Expanding on this, other arguments included:
“Seeking this prosecution invites the Lord Advocate to prevent criticism of another country.”
“In defining their action as racially aggravated, the Crown criminalise legitimate views and opinions.”
If the prosecution were to succeed, “such comments would become criminal even when made at a street protest.”
It was argued that the law in question was designed to deal with racist behaviour; not legitimate political protest.
It was made clear that it was ridiculous that anyone should be labelled a “racist” for the mild non-violent anti-racist political protest that took place. Interestingly, the Sheriff responded by saying, “I don’t think anyone is suggesting that your client is a racist; the Crown simply alleges a breach of Section 50…”

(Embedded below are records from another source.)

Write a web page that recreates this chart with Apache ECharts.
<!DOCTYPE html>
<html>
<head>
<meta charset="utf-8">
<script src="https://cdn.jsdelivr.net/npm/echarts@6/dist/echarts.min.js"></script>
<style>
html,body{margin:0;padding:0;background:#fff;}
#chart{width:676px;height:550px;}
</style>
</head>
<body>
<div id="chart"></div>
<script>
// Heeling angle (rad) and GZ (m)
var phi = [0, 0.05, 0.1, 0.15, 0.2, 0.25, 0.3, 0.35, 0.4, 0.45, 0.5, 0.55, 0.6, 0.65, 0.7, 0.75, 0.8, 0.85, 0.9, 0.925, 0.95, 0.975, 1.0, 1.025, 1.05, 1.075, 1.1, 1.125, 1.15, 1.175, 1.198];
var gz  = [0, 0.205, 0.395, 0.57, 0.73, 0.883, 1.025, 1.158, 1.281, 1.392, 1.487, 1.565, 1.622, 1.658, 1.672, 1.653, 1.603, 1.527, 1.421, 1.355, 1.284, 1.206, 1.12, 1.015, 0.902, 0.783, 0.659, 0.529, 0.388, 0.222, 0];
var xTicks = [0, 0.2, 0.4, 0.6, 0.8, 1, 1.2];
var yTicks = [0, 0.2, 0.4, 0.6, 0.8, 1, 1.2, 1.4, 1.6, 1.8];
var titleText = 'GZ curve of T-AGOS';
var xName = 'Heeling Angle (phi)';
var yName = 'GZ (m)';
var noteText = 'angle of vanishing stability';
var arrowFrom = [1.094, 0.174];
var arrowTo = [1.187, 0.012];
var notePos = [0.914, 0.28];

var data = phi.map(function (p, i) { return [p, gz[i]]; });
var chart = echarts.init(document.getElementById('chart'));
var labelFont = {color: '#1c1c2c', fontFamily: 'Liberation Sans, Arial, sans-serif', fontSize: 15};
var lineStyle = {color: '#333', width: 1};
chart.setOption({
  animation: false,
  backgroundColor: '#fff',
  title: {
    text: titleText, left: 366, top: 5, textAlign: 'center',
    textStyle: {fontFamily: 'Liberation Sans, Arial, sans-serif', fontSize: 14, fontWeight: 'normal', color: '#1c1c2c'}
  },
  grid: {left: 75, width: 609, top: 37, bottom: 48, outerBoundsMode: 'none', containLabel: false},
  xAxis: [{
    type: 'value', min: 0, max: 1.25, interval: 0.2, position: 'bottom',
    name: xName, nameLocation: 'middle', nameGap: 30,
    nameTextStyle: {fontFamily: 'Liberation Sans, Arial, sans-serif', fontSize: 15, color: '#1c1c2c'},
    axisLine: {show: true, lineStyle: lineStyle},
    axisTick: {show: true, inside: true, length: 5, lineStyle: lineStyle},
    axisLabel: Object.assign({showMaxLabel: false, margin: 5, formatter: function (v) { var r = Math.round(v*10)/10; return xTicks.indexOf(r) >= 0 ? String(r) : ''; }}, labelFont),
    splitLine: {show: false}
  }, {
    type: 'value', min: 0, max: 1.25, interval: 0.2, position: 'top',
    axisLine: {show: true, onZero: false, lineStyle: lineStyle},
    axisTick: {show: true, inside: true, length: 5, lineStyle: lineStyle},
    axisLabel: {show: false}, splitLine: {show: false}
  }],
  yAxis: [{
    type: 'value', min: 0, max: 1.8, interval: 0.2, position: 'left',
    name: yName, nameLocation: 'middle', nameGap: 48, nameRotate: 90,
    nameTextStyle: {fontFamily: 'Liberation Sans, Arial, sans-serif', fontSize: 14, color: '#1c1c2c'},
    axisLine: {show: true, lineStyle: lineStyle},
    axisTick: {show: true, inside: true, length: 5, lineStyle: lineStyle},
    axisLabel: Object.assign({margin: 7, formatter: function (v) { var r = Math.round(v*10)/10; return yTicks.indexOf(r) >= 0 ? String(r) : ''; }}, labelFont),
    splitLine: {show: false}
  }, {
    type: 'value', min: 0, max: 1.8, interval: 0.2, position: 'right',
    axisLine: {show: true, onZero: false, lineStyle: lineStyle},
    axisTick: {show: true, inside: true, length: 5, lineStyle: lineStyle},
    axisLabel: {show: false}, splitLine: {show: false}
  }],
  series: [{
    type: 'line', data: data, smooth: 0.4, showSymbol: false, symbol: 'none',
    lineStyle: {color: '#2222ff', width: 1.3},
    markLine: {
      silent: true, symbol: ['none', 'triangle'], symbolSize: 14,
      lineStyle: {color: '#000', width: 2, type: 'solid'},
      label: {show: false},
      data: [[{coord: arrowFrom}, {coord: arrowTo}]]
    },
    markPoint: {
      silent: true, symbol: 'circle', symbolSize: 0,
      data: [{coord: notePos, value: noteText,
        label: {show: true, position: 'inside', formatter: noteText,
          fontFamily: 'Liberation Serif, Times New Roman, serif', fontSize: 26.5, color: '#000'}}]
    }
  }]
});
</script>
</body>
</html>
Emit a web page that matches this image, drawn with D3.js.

The courtroom was packed on both days, and the defence arguments were comprehensive and solid. The debate was scheduled to last two days, but after the defence case had been made, there was little time left to hear the Crown’s case; the Sheriff also accepted that the PF might want time to research the defence arguments presented.
The case will call again at 9.30am on Monday 29th March when the PF has the unenviable job of explaining why criticising Israel is racist. He indicated that one hour should be enough.
The sheriff’s judgement will be made on Thursday April 8th at 9.30am.
Was it racist to boycott Apartheid South Africa in the last century? We'll find out.
Scottish PSC is committed to full human rights for all; we oppose a Jewish supremacist State in Israel/Palestine as others opposed a White supremacist state in South Africa or Alabama. In those cases, anti-racist campaigners did not have to put up with absurd allegations that they were racist. SPSC had to take legal action against the Scottish Council of Jewish Communities (SCOJEC; whose leadership are staunch supporters of the state of Israel) after they published allegations that SPSC 'demonised Jews' by pointing out Israel's murderous crimes.
SPSC is an anti-racist campaign; SCOJEC had to pulp 6,000 copies of their book.